Menyebarkan fitnah dan kebohongan tentang orang lain termasuk dalam kategori menzalimi orang lain dengan lisan. Setiap kali kita menyebar hoaks yang merusak reputasi seseorang, setiap kali kita memfitnah, pahala ibadah kita terancam diambil di akhirat kelak untuk diberikan kepada orang yang kita zalimi. Sungguh bangkrutlah kita jika pahala shalat, puasa, dan zakat kita habis hanya karena jempol dan lisan kita tidak terjaga di dunia maya.

Bahkan, dalam gambaran yang paling menjijikkan, Islam mengumpamakan orang yang gemar menggunjing (ghibah), yang seringkali beriringan dengan penyebaran fitnah, seperti memakan bangkai saudaranya sendiri. Allah berfirman dalam Surat Al-Hujurat ayat 12:

...wa lā yagtab ba‘ukum ba‘ā(n), ayuibbu aadukum ay ya'kula lama akhīhi maitan fa karihtumūh(u),...

Artinya: "...Dan janganlah menggunjingkan satu sama lain. Adakah seorang diantara kamu yang suka memakan daging saudaranya yang sudah mati? Maka tentulah kamu merasa jijik kepadanya..." (QS. Al-Hujurat: 12, potongan ayat)

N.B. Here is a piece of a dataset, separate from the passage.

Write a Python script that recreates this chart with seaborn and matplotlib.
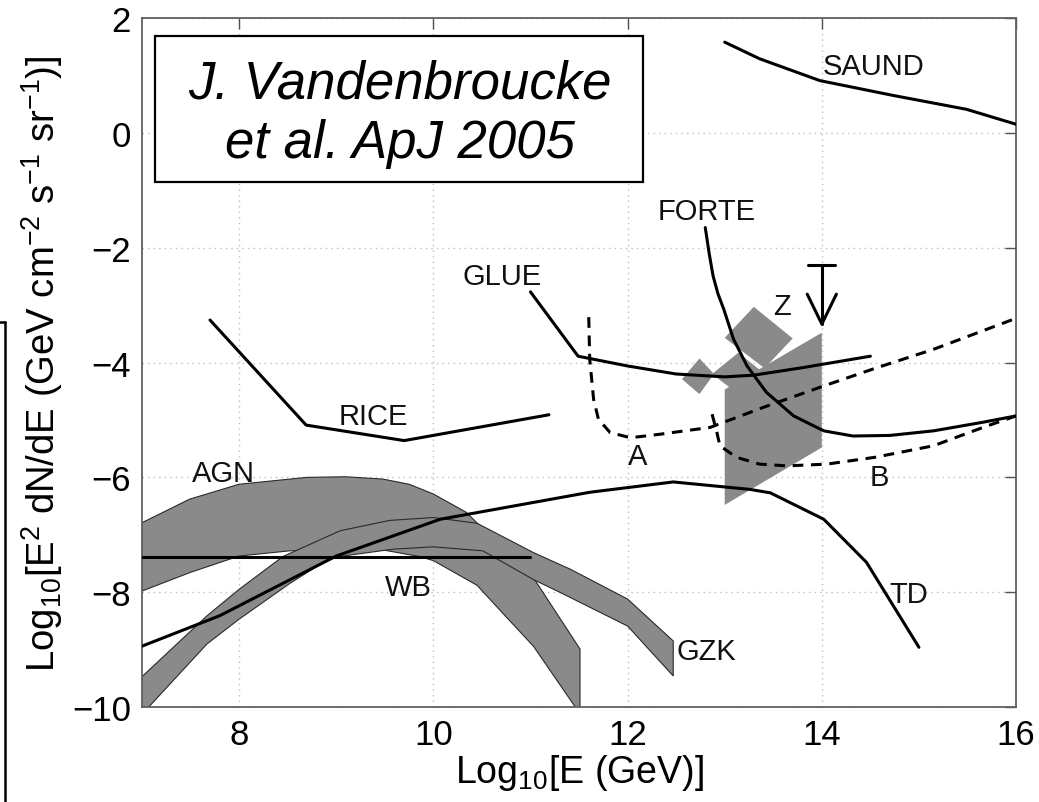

Konotasi ini sangat kuat. Islam memandang perbuatan menyebar keburukan atau kebohongan tentang orang lain sebagai sesuatu yang sangat keji, menjijikkan, bahkan diumpamakan seperti memakan bangkai manusia.

 

 

Jamaah Jum'at yang berbahagia,

Teknologi informasi adalah alat. Ia bisa menjadi pintu kebaikan dan ilmu, atau menjadi jurang kebinasaan dan dosa. Pilihan ada di tangan kita. Mari kita gunakan teknologi ini untuk kebaikan, untuk berdakwah, berbagi ilmu, bersilaturahmi, dan berbisnis secara halal.

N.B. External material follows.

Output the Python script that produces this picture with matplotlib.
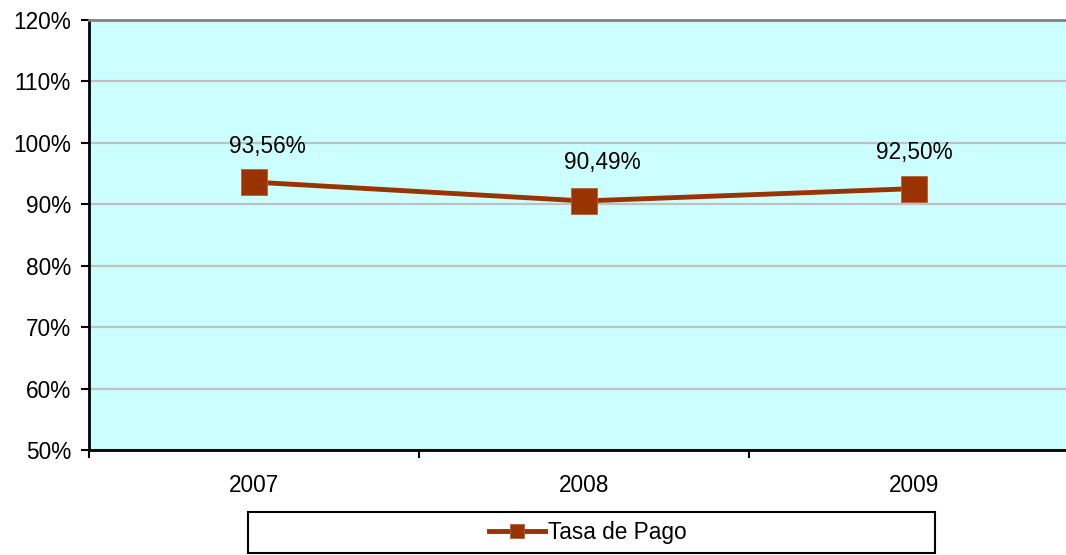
import matplotlib
matplotlib.use("Agg")
import matplotlib.pyplot as plt
from matplotlib.patches import Rectangle
from matplotlib.ticker import FixedLocator, NullFormatter, FixedFormatter

categories = ["2007", "2008", "2009"]
values = [93.56, 90.49, 92.50]
value_labels = ["93,56%", "90,49%", "92,50%"]
y_ticks = [50, 60, 70, 80, 90, 100, 110, 120]
y_tick_labels = ["50%", "60%", "70%", "80%", "90%", "100%", "110%", "120%"]
series_name = "Tasa de Pago"

plt.rcParams['font.family'] = ['Liberation Sans', 'DejaVu Sans']
FS = 16.3
LINE_COLOR = "#993300"

W, H = 1066, 555
fig = plt.figure(figsize=(W / 100, H / 100), dpi=100)
left, right, top, bottom = 89, 1079, 19.5, 450
ax = fig.add_axes([left / W, (H - bottom) / H, (right - left) / W, (bottom - top) / H])
ax.set_facecolor("#CCFFFF")

x = list(range(len(categories)))
ax.plot(x, values, color=LINE_COLOR, lw=3.5, marker="s", markersize=19,
        markerfacecolor=LINE_COLOR, markeredgecolor="#b5603a", markeredgewidth=0.6,
        label=series_name, zorder=5, solid_joinstyle="miter")

label_dx = [13, 18, 0]
label_dy = [36, 38, 36]
for xi, v, t, dx, dy in zip(x, values, value_labels, label_dx, label_dy):
    ax.annotate(t, (xi, v), xytext=(dx * 0.72, dy * 0.72), textcoords="offset points",
                ha="center", va="center", fontsize=FS, color="black", zorder=6)

ax.set_xlim(-0.5, len(categories) - 0.5)
ax.set_ylim(50, 120)

ax.set_yticks(y_ticks)
ax.set_yticklabels(y_tick_labels)
ax.yaxis.grid(True, color="#C0C0C0", lw=1.6, zorder=0)
ax.set_axisbelow(True)

ax.xaxis.set_major_locator(FixedLocator([i - 0.5 for i in range(len(categories) + 1)]))
ax.xaxis.set_major_formatter(NullFormatter())
ax.xaxis.set_minor_locator(FixedLocator(x))
ax.xaxis.set_minor_formatter(FixedFormatter(categories))
ax.tick_params(axis="x", which="minor", length=0, pad=17, labelsize=FS)
ax.tick_params(axis="x", which="major", length=6, width=1.5, direction="out", color="black")
ax.tick_params(axis="y", length=6, width=1.5, direction="out", pad=7, labelsize=FS, color="black")

for s in ["left", "bottom"]:
    ax.spines[s].set_color("black")
    ax.spines[s].set_linewidth(2)
ax.spines["right"].set_visible(False)
ax.spines["top"].set_color("#808080")
ax.spines["top"].set_linewidth(2)

# legend box
bx0, bx1, by0, by1 = 248, 935, 512, 553
fig.patches.append(Rectangle((bx0 / W, (H - by1) / H), (bx1 - bx0) / W, (by1 - by0) / H,
                             transform=fig.transFigure, fill=False, edgecolor="black", lw=1.5))
leg = fig.legend(loc="center", bbox_to_anchor=(((bx0 + bx1) / 2 - 4) / W, (H - (by0 + by1) / 2) / H),
                 frameon=False, fontsize=FS, handlelength=2.5, handletextpad=0.1,
                 borderpad=0, borderaxespad=0)
for h in leg.legend_handles:
    h.set_markersize(10)

fig.savefig("out.png", dpi=100)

Dan mari kita bentengi diri kita dan keluarga kita dari bahaya hoaks dan fitnah digital dengan:

1. Senantiasa mengamalkan prinsip tabayyun (verifikasi) sebelum menerima atau menyebarkan informasi apapun.
2. Menahan diri untuk tidak berkomentar atau menyebar informasi yang belum jelas kebenarannya.
3. Mengingat selalu bahwa setiap kata dan setiap ketikan jari kita akan dimintai pertanggungjawaban di hadapan Allah.
4. Berpegang pada prinsip berkata baik atau diam.
5. Menyadari bahwa menyebar fitnah atau hoaks bisa membuat kita bangkrut di akhirat dan termasuk perbuatan keji.

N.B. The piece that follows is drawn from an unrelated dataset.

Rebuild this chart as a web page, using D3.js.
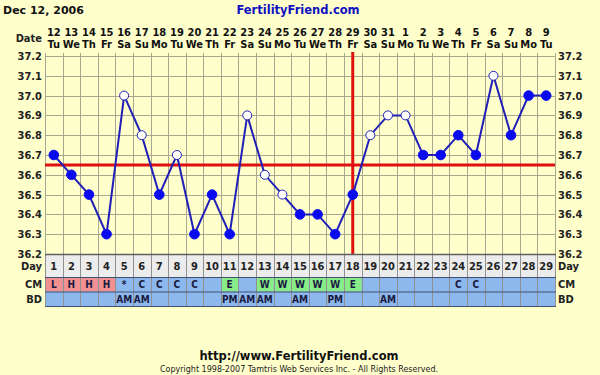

Semoga Allah Subhanahu wa Ta'ala senantiasa membimbing kita untuk menggunakan setiap nikmat-Nya, termasuk teknologi informasi, di jalan yang diridhai-Nya, melindungi kita dari bahaya fitnah dan hoaks, serta menjadikan kita hamba-hamba-Nya yang cerdas dan bertanggung jawab dalam menerima dan menyebarkan informasi.